IN 1983, REPRESENTATIVE GERRY Studds, Democrat of Massachusetts, admitted to having sex with a 17-year-old male page. He was censured by the House of Representatives. During the vote, which he was compelled by House rules to be present for, Studds turned his back on the House to show his contempt for his colleagues' reprimand. He was not expelled from the Democratic Caucus. In fact, he was his party's nominee in the next election in his district--and the next five after that--winning reelection each time. He remained in the bosom of the Democratic Caucus in the House for the next 13 years.
In 2006, Republican congressman Mark Foley was found to have been engaged in lurid sexual Internet correspondence with a 16-year-old House page. There is no evidence yet of his ever laying a hand on anyone, let alone having sex with a page. When discovered, he immediately resigned. Had he not, says Republican House Speaker Dennis Hastert, "I would have demanded his expulsion." Not only is Foley gone, but half the Republican House leadership has been tarred. Hastert himself came within an inch of political extinction.
Am I missing something? There seems to be an odd difference in the disposition of the two cases. By any measure, what Studds did was worse. By any measure, his treatment was infinitely more lenient.
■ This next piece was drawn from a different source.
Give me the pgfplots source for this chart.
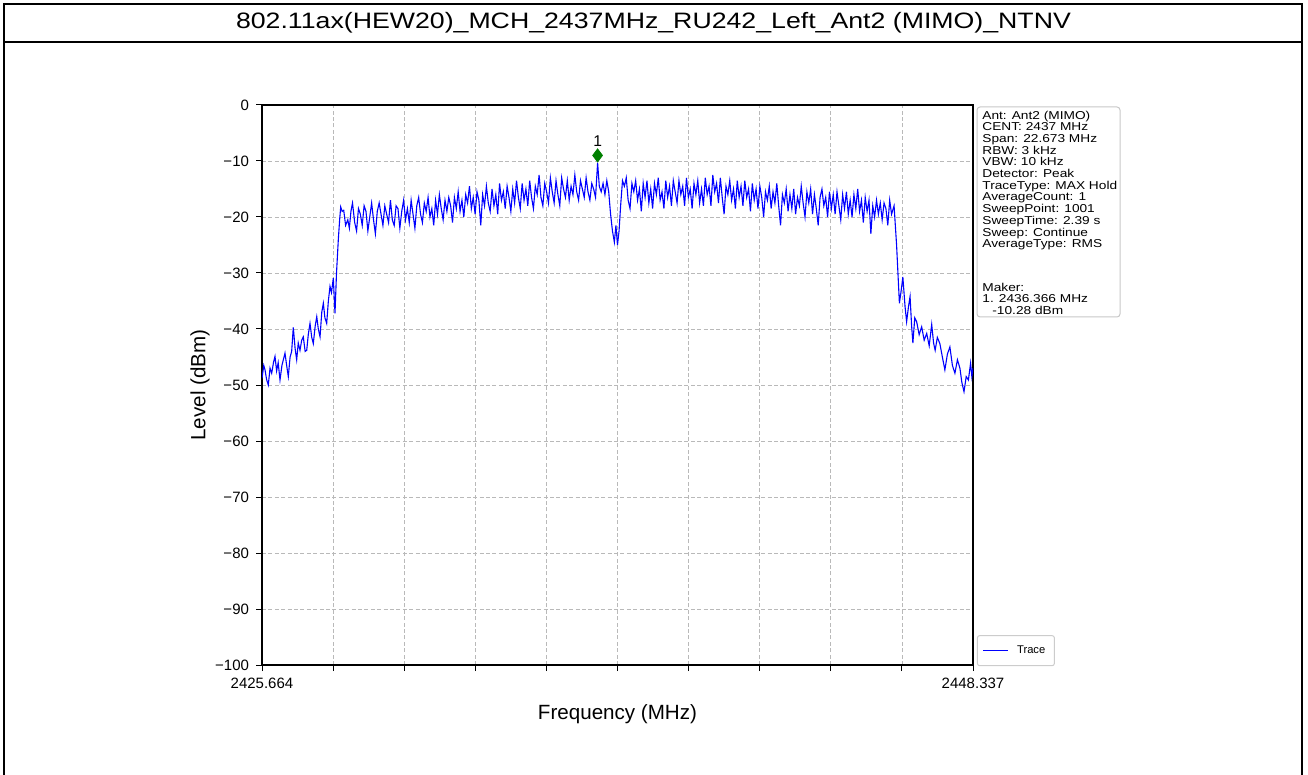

Moreover, in the case of Studds, I do not recall demands for investigations of the Democratic leadership about what they knew about Studds and when they knew it. Yet Hastert is pilloried
for having not done something about Foley.
The usual explanation is that Republicans deserve extra scrutiny and punishment because of hypocrisy. They campaign ostentatiously for family values while undermining them in private. Foley, for example, was a founder and co-chairman of the House Caucus on Missing and Exploited Children.
True. Hypocrisy it is. And hypocrisy is certainly a vice. But is it a capital offense? Was Studds's perverse defiance about having sex with a 17-year-old page--as dramatized by his turning his back on the House during the censure vote--a virtue?
The other charge that seeks to generalize the crime is to cite the Foley affair as an example of the arrogance of power. I don't get this one either. There is arrogance in dealing with lobbyists like Jack Abramoff; in shamelessly trading earmarks in the dead of night; in holding up voting on the floor of the House (in violation of House rules) in order to turn the vote of a recalcitrant member. That's abuse of power. But Foley's actions were no more an example of arrogance of power than was the drunken Wilbur Mills watching his paramour, the stripper Fanne Foxe, jump into the Tidal Basin. Call it dalliance or deviance. It has nothing to do with arrogance.
As for the alleged arrogance of the House leadership, what was Hastert supposed to have done? Contrary to the impression given in initial press reports, in 2005 Hastert did not see the damning instant message traffic that brought Foley down. What he saw were emails that were not sexual or lurid, but merely inappropriately friendly.